▶ Short problem:
Repeat verbatim the lines from the one containing "Generate a Python" to the one containing "plt.rcParams['font.size'] = 8", ends included, minus any pictures.
· · · · ·
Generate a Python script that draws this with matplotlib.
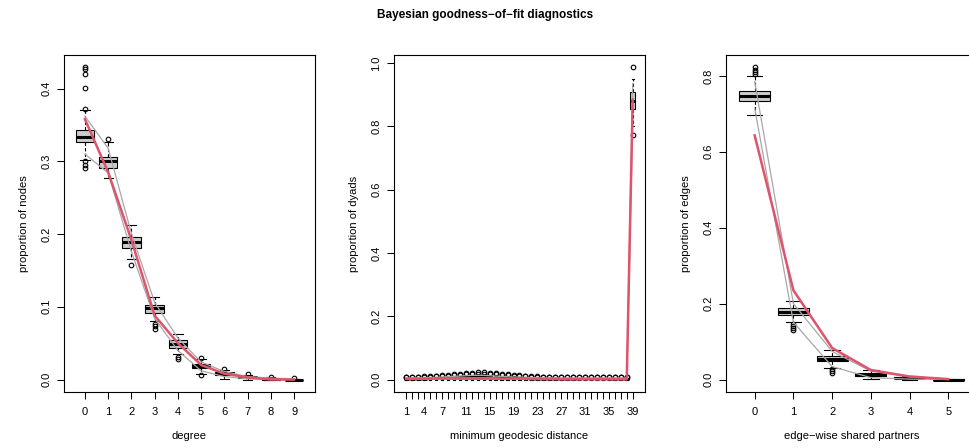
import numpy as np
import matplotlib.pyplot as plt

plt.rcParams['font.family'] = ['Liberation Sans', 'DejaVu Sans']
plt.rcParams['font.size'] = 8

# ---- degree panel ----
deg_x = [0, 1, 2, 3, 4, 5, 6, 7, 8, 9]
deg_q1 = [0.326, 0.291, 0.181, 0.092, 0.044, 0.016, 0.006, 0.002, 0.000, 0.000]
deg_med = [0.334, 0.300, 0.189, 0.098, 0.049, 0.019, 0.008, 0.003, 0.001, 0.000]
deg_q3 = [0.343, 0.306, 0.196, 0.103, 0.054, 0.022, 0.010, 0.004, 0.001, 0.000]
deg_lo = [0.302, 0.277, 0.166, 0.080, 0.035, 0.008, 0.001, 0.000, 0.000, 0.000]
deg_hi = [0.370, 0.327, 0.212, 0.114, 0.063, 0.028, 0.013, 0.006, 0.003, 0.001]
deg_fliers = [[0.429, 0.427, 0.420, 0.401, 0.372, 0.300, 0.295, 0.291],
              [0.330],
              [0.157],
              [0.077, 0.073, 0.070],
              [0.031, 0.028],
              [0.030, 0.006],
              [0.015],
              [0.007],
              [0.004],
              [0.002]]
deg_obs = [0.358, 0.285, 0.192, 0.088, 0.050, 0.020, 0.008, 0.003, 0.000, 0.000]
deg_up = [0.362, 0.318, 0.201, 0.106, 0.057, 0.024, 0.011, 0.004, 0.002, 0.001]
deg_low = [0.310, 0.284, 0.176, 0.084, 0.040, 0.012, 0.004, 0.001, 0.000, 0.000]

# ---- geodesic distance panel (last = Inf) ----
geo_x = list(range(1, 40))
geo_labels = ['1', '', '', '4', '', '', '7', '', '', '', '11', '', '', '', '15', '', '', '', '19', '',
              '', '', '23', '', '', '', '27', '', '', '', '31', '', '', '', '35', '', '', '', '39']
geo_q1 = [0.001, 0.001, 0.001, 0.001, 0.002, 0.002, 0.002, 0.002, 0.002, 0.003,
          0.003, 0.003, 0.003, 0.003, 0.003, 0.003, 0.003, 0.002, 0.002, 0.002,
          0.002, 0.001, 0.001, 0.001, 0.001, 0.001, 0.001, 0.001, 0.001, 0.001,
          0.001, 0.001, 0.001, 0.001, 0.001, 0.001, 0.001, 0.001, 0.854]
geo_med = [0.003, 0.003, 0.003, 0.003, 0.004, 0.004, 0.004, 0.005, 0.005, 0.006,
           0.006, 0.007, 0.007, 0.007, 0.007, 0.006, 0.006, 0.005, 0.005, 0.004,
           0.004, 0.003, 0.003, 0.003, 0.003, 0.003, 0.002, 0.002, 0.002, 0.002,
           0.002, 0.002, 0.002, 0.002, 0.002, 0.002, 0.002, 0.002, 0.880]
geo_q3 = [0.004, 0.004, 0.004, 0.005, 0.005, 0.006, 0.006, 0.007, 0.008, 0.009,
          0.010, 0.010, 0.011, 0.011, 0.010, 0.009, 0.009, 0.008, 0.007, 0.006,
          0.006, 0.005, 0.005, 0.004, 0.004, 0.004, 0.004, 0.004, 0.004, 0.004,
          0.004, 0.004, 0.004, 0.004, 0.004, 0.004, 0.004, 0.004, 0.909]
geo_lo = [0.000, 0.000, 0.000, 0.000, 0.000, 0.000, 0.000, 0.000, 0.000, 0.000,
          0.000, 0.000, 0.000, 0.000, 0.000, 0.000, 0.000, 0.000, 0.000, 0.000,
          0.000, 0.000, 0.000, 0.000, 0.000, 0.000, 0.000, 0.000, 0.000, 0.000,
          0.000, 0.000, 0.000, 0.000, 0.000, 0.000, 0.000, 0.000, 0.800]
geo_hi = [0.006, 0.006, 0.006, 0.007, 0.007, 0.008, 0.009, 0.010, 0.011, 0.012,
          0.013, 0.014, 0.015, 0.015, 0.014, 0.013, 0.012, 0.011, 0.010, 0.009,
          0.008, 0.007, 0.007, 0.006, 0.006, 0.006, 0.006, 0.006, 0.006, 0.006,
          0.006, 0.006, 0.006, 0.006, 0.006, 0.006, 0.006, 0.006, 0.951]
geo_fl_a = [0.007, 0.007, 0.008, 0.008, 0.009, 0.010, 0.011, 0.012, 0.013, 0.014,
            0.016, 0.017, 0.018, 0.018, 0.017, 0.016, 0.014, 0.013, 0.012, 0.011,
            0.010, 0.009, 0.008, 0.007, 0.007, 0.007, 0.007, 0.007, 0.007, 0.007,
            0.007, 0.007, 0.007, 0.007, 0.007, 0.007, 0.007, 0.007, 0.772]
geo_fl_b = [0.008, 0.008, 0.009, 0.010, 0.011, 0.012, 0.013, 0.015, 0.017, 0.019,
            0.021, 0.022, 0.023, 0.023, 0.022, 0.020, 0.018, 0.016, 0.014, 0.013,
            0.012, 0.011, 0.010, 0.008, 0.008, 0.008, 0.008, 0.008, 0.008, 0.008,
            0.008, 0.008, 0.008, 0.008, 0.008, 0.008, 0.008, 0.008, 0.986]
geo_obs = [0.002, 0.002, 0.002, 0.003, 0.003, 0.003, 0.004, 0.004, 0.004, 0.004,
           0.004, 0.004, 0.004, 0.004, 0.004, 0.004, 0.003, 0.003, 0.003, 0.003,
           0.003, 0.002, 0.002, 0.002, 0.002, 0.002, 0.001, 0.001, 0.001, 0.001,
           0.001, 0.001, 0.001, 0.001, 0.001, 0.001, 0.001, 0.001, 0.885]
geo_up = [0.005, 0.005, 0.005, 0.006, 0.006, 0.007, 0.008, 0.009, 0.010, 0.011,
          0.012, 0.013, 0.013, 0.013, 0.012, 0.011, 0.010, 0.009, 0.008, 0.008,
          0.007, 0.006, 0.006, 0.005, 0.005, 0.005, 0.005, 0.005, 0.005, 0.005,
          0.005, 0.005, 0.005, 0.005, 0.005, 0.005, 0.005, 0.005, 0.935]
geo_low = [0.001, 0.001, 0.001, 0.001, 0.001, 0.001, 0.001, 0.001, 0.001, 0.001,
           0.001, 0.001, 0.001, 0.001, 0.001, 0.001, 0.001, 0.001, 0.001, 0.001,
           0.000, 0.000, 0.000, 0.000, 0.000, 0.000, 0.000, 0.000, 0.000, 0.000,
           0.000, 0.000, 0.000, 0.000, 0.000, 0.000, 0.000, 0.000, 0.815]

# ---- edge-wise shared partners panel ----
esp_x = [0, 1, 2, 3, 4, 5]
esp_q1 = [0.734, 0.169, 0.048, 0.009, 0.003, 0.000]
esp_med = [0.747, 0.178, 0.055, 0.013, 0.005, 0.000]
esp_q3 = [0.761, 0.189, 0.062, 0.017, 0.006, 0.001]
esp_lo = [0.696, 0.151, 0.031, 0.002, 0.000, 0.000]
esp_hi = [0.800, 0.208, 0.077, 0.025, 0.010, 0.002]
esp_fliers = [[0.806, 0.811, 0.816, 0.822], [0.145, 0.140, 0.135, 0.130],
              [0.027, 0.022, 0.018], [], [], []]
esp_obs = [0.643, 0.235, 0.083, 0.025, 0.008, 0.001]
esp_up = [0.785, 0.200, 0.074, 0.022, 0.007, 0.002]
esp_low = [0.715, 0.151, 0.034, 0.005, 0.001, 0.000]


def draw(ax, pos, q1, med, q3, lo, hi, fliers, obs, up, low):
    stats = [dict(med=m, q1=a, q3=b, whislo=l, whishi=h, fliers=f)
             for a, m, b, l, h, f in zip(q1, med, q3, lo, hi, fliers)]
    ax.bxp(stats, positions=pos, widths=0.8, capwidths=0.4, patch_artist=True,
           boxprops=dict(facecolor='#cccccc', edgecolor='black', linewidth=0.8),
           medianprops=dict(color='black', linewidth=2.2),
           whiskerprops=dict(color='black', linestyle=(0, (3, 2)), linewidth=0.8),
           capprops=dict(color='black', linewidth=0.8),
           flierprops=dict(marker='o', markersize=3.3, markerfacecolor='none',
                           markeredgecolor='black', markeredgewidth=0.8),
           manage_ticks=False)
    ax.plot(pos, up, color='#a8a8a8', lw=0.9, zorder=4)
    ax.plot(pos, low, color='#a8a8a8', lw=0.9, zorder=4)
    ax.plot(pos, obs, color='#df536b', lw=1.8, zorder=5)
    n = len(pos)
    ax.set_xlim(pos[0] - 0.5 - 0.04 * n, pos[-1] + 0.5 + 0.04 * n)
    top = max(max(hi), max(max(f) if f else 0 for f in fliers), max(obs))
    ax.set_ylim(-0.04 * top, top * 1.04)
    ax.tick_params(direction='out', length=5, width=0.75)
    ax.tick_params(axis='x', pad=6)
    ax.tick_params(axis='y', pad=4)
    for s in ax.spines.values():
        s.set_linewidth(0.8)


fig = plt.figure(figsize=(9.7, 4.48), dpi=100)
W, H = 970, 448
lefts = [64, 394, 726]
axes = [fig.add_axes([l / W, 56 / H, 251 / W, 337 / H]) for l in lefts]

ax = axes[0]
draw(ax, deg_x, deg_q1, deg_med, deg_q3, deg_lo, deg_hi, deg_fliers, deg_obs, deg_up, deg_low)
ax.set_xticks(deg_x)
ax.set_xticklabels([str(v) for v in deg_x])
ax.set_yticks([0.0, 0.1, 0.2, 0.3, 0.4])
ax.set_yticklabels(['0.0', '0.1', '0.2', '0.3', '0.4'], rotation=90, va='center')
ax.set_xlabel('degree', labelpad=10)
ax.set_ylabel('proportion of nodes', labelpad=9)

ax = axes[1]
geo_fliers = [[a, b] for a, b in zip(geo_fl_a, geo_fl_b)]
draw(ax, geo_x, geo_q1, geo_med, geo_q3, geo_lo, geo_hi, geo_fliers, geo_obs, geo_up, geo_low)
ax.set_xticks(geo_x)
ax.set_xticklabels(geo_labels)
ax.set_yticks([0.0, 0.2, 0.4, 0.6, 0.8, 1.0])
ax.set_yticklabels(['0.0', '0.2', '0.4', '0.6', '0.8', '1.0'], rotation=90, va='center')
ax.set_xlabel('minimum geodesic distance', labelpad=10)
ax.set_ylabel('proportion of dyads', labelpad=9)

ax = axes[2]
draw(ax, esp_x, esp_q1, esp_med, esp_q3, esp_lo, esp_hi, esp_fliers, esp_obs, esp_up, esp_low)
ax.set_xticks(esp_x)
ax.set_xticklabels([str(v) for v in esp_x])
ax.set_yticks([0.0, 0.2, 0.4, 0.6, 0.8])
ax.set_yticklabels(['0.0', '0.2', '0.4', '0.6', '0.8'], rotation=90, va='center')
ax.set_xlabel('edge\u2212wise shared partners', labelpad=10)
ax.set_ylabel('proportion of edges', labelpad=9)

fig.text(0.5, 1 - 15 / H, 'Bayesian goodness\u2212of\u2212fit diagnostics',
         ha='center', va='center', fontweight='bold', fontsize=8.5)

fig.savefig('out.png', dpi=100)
· · · · ·
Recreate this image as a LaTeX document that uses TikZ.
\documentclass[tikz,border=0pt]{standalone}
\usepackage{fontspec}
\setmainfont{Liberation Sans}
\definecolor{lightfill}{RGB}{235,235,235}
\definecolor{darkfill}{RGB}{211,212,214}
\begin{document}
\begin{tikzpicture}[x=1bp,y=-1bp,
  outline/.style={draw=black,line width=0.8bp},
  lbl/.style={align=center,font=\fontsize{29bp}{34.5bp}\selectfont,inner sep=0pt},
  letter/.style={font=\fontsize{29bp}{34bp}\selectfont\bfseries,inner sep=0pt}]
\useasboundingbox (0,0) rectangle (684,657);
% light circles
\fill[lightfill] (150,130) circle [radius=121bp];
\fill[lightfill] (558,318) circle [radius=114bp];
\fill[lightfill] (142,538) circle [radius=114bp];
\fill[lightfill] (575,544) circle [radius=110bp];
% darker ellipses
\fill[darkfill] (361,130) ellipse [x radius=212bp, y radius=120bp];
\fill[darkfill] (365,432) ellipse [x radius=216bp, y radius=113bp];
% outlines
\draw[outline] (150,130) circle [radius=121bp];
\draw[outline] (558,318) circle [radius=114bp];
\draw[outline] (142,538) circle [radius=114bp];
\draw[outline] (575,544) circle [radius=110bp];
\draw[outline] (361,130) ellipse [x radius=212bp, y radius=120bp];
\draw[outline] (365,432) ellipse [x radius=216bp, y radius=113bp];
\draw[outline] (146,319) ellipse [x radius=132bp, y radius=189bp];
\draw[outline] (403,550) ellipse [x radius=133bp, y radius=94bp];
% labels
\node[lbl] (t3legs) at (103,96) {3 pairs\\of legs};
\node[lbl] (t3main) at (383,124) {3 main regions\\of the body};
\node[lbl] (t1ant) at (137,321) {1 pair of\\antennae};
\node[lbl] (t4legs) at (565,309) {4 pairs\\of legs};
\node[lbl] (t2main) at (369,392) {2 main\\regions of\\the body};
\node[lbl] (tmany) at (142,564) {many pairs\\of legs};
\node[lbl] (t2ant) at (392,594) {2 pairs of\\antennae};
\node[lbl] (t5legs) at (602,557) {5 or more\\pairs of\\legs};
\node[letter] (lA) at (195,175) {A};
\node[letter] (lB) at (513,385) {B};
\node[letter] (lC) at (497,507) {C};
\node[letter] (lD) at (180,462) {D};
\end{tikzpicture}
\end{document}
· · · · ·
▶ Expected output:
Generate a Python script that draws this with matplotlib.
import numpy as np
import matplotlib.pyplot as plt

plt.rcParams['font.family'] = ['Liberation Sans', 'DejaVu Sans']
plt.rcParams['font.size'] = 8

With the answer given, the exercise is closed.